劇場公開日 2021年6月25日

  • 予告編を見る

「軽薄、低俗、そして冷徹。」愛について語るときにイケダの語ること シンさんの映画レビュー(感想・評価)

4.0軽薄、低俗、そして冷徹。

2021年6月26日
Androidアプリから投稿

ある日。そう、あなたがひまつぶしにこの投稿を読み始めるような、こんななんでもない日に、自分の余命が宣告される。予兆も警告もない。実際にそれを伝えるのはあなたの主治医かもしれない。しかし肩越しで彼にそう云わしめているのは死を司るもの、死神だろう。この神に睨まれた者の多く(私もその一人)は突然の審判に、ただ恐怖におののき現実を直視できまい。
 この映画の監督であり主役でもある「池田」はこの作品を武器にして、誰もが恐れ、目を背ける死の番人との対峙を「演じ」る。
 しかし、彼が死神に向けて放つ弾丸は「チ◯ポ」である。作中彼は「チ◯ポ!」を連発し、実際に彼のチ◯ポ使用画像が幾度となく登場する。
 なんと軽薄!なんと低俗!なんと軽妙!そしてなんと冷徹な自己への眼差し!
死神のやり口を「池田」は知っている。人間が恐れる死を目の前にちらつかせ、末期の人間を恐怖で支配する。

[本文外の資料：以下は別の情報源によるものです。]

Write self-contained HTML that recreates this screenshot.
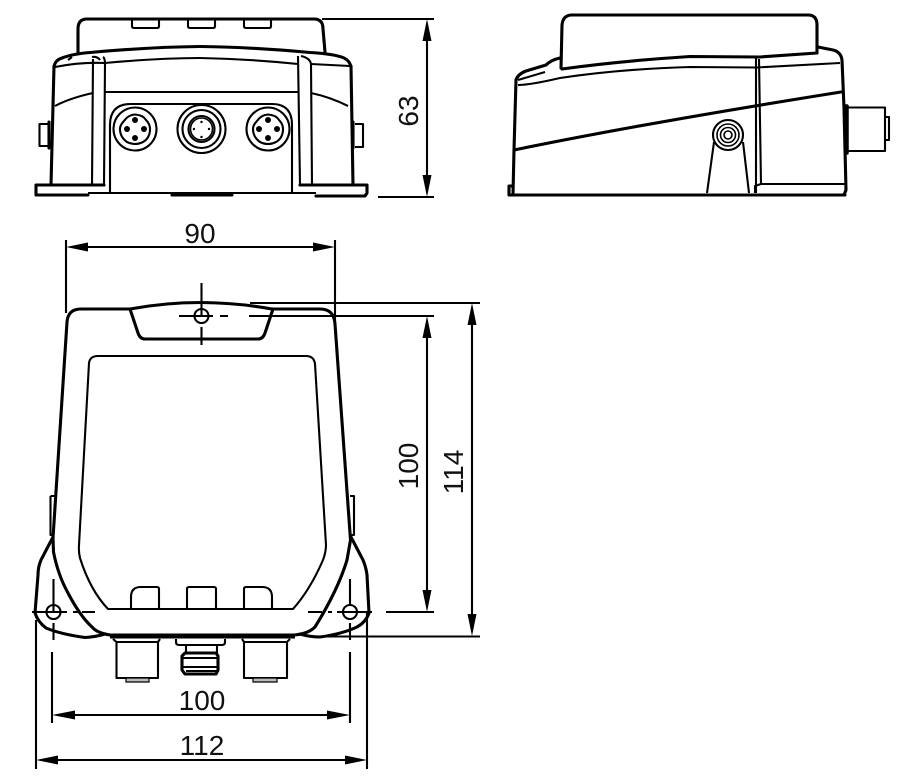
<!DOCTYPE html>
<html>
<head>
<meta charset="utf-8">
<style>
html,body{margin:0;padding:0;background:#fff;width:909px;height:780px;overflow:hidden}
svg{display:block}
text{font-family:"Liberation Sans",Arial,sans-serif;font-size:28px;fill:#111;text-anchor:middle}
.o{fill:none;stroke:#000;stroke-width:3.1;stroke-linejoin:round;stroke-linecap:round}
.m{fill:none;stroke:#000;stroke-width:2.1;stroke-linejoin:round}
.t{fill:none;stroke:#000;stroke-width:1.6;stroke-linejoin:round}
.a{fill:#000;stroke:none}
</style>
</head>
<body>
<svg width="909" height="780" viewBox="0 0 909 780" xmlns="http://www.w3.org/2000/svg">
<!-- FRONT VIEW -->
<path class="o" d="M78 52 V29 Q78 19 87 19 H314 Q323 19 323 29 L325 52"/>
<path class="m" d="M132 19 V26 Q132 28 134 28 H157 Q159 28 159 26 V19 M188 19 V26 Q188 28 190 28 H213 Q215 28 215 26 V19 M244 19 V26 Q244 28 246 28 H269 Q271 28 271 26 V19"/>
<path class="o" d="M54 67 Q55 60 62 58 Q72 54 90 52.500 Q150 47 200 46.500 Q250 47 310 52.500 Q335 54 344 58 Q350 61 351 67"/>
<path class="m" d="M55 67 Q80 62 105 63 Q160 58 200 58 Q250 59 298 64 M311 64 L350 66"/>
<path class="o" d="M54 66 L51 185 M351 66 L353 185"/>
<path class="m" d="M93 59 L92 185 M103 57 Q105 58 105 64 L104 185 M92 57 Q97 56 100 60 M298 56 L300 185 M301 56 Q310 58 311 64 L312 185 M68 60 L72 57"/>
<path class="o" d="M104 185 H36 V195 H88 M172 195 H232 M300 185 H367 V193 L365 196 H316"/>
<path class="m" d="M88 193 H316"/>
<path class="m" d="M55 106 Q70 98 93 93 M105 92 H298 M311 93 Q330 97 348 106"/>
<path class="m" d="M110 193 V125 Q110 104 131 104 H272 Q292 104 292 125 V193"/>
<!-- connectors -->
<circle class="m" cx="135" cy="129" r="21.500"/>
<path class="m" d="M124 121 Q128 115 135 114.500 Q143 115 146 120 Q150 124 150 129 Q150 138 143 142 Q135 146 127 142 Q120 137 120 129 Q120 125 124 121"/>
<circle class="a" cx="135" cy="120" r="3"/><circle class="a" cx="127" cy="129" r="3"/><circle class="a" cx="144" cy="129" r="3"/><circle class="a" cx="135" cy="138" r="3"/>
<circle class="m" cx="201.500" cy="129" r="24"/><circle class="m" cx="201.500" cy="129" r="19"/><circle class="m" cx="201.500" cy="129" r="13"/><circle class="t" cx="201.500" cy="129" r="11"/>
<circle class="a" cx="201.500" cy="122" r="1.200"/><circle class="a" cx="194" cy="129" r="1.200"/><circle class="a" cx="209" cy="129" r="1.200"/><circle class="a" cx="201.500" cy="137" r="1.200"/>
<circle class="m" cx="268" cy="129" r="21.500"/>
<path class="m" d="M257 121 Q261 115 268 114.500 Q276 115 279 120 Q283 124 283 129 Q283 138 276 142 Q268 146 260 142 Q253 137 253 129 Q253 125 257 121"/>
<circle class="a" cx="268" cy="120" r="3"/><circle class="a" cx="259" cy="129" r="3"/><circle class="a" cx="277" cy="129" r="3"/><circle class="a" cx="268" cy="138" r="3"/>
<!-- side stubs -->
<path class="m" d="M48 124 H39.500 V146 H48"/><path class="o" d="M49 122 V148"/>
<path class="m" d="M355 124 H363 V147 H355"/><path class="o" d="M353 122 V148"/>
<!-- 63 -->
<path class="m" d="M322 19 H434 M378 197 H434"/>
<path class="m" d="M427 40 V176"/>
<path class="a" d="M427 19 L431.500 41 H422.500 Z M427 197 L431.500 175 H422.500 Z"/>
<text transform="translate(418 111) rotate(-90)">63</text>

<!-- SIDE VIEW -->
<path class="o" d="M561 68 L562 25 Q563 15 572 15 H808 Q817 15 817 25 L817 53"/>
<path class="o" d="M516 80 Q518 74 526 71 L546 65 Q551 60 560 58"/>
<path class="o" d="M562 69 Q620 61 690 56.500 L760 57 L817 53"/>
<path class="m" d="M518 85 Q530 85 560 78 Q620 69 690 67 L756 67.500 L840 63 M518 80 L545 72"/>
<path class="o" d="M516 80 L514 150 L513 194 M818 47 L833 50 Q841 52 842 60 L844 108 L846 190 L844 195 H776"/>
<path class="o" d="M514 150 Q640 124 841 92"/>
<path class="o" d="M509 195 H845 M509 195 V186 H512"/>
<path class="m" d="M756 58 L756 193 M759 59 L761 184 L755 186 L755 193 M761 184 H845"/>
<circle class="m" cx="728" cy="135" r="15"/><circle class="t" cx="728" cy="135" r="11"/><circle class="t" cx="728" cy="135" r="7.500"/><circle class="t" cx="728" cy="135" r="4"/>
<path class="m" d="M707 193 L714 142 M749 193 L743 142"/>
<path class="m" d="M848 107.500 H885 V151 H848 M885 117 H889 V140 H885"/>
<path class="o" d="M845 106 H847 V153" style="stroke-width:3.500"/>

<!-- BOTTOM VIEW -->
<path class="o" d="M130 309 H81 Q68 309 67 322 L53 538 L53.500 552 Q58 575 68 593 Q80 616 92 627 Q97 633 110 635 H294 Q308 634 315 627 Q338 590 347 560 L350.500 540 L335 324 Q334 309 320 309 H272"/>
<path class="o" d="M130 309 Q165 302.500 201 302.500 Q240 303 272 309"/>
<path class="o" d="M130 309 L138 333 Q140 339 145 339 H258 Q263 339 265 333 L273 309"/>
<path class="o" d="M53 537 L41 560 Q38 567 38 575 L35 613 Q38 622 46 628 Q60 634 85 637.500 Q95 637 105 634"/>
<path class="o" d="M351 537 L363 560 Q366 567 367 575 L369 613 Q366 622 357 627 Q342 634 320 637 Q310 637 300 634"/>
<path class="m" d="M89 363 Q90 356 98 356 H306 Q314 356 315 364 L326 545 Q326 552 323 560 Q310 590 293 609 H108 Q90 590 80 558 Q78.500 552 79 545 Z"/>
<path class="m" d="M131 608 V597 Q131 587 141 587 H157 Q159 587 159 589 V608 M187 608 V589 Q187 587 189 587 H214 Q216 587 216 589 V608 M244 608 V589 Q244 587 246 587 H262 Q272 587 272 597 V608"/>
<path class="m" d="M50.500 496 H55 M50.500 496 V535 H54 M350 496 H354 V535 H351"/>
<path class="m" d="M110 637.500 H295"/>
<!-- bottom connectors -->
<path class="m" d="M113 639 L116.500 642 H158 L160 639 M116.500 642 V678 H158 V642"/>
<path d="M126 678 H149 V682 H126 Z" fill="#bbb" stroke="#000" stroke-width="1.200"/>
<path class="m" d="M242 639 L244 642 H287 L290 639 M244 642 V678 H287 V642"/>
<path d="M253 678 H277 V682 H253 Z" fill="#bbb" stroke="#000" stroke-width="1.200"/>
<path class="m" d="M176 639 V642 Q176 645 179 645 H222 Q225 645 225 642 V639"/>
<path class="m" d="M186 645 V653 M217 645 V653"/>
<path class="o" d="M185 653 H216 L218 656 V670 L216 674 H185 L182 670 V656 Z"/>
<path class="m" d="M183 658 H217 M183 667 H217 M186 671 H216"/>
<!-- centre marks -->
<circle class="m" cx="201.500" cy="316" r="7"/>
<path class="m" d="M201.500 283 V316 M201.500 327 V345 M179 316 H213 M220 316 H228 M249 316 H335"/>
<circle class="m" cx="53.500" cy="612" r="7"/>
<path class="m" d="M53.500 579 V612 M53.500 623 V640 M32 612 H67 M73 612 H78 M82 612 H95 M52 652 V723"/>
<circle class="m" cx="350" cy="612" r="7"/>
<path class="m" d="M350 579 V605 M350 623 V640 M308 612 H322 M328 612 H332 M337 612 H372 M350 652 V723"/>
<!-- dims -->
<path class="m" d="M66 240 V313 M335 240 V322 M88 247 H314"/>
<path class="a" d="M66 247 L88 242.500 V251.500 Z M335 247 L313 242.500 V251.500 Z"/>
<text x="200" y="243">90</text>
<path class="m" d="M250 303 H480 M335 316 H434 M386 612 H434 M320 636.500 H480"/>
<path class="m" d="M427 338 V590 M472 325 V614"/>
<path class="a" d="M427 316 L431.500 338 H422.500 Z M427 612 L431.500 590 H422.500 Z M472 303 L476.500 325 H467.500 Z M472 636 L476.500 614 H467.500 Z"/>
<text transform="translate(418 466) rotate(-90)">100</text>
<text transform="translate(463 472) rotate(-90)">114</text>
<path class="m" d="M36 620 V769 M367 612 V769 M74 715 H328 M58 760 H345"/>
<path class="a" d="M52 715 L75 710.500 V719.500 Z M350 715 L327 710.500 V719.500 Z M36 760 L58 755.500 V764.500 Z M367 760 L345 755.500 V764.500 Z"/>
<text x="202" y="710">100</text>
<text x="202" y="755">112</text>
</svg>
</body>
</html>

そして足元にひれ伏す姿を最上の喜びとしていることも。
 彼は一ミリも後退せず、軽薄に、低俗に、軽妙に「死」をやり過ごした。彼は何者にも支配されずに「作品」をエンドロールまで導いた。
 私はこの映画を身障者モノとして観ることよりも、ある男の末期の在り様を観たいと思った。そして彼は末期の物語を自分なりに完成させたのではないか。誰にでも出来ることではない。
 先に記した「死神に向けた弾丸」であるが、その弾丸はもしかしたら、あるいは健常者社会にも向けられていたかもね。身障者に「健全」を強いる私達に。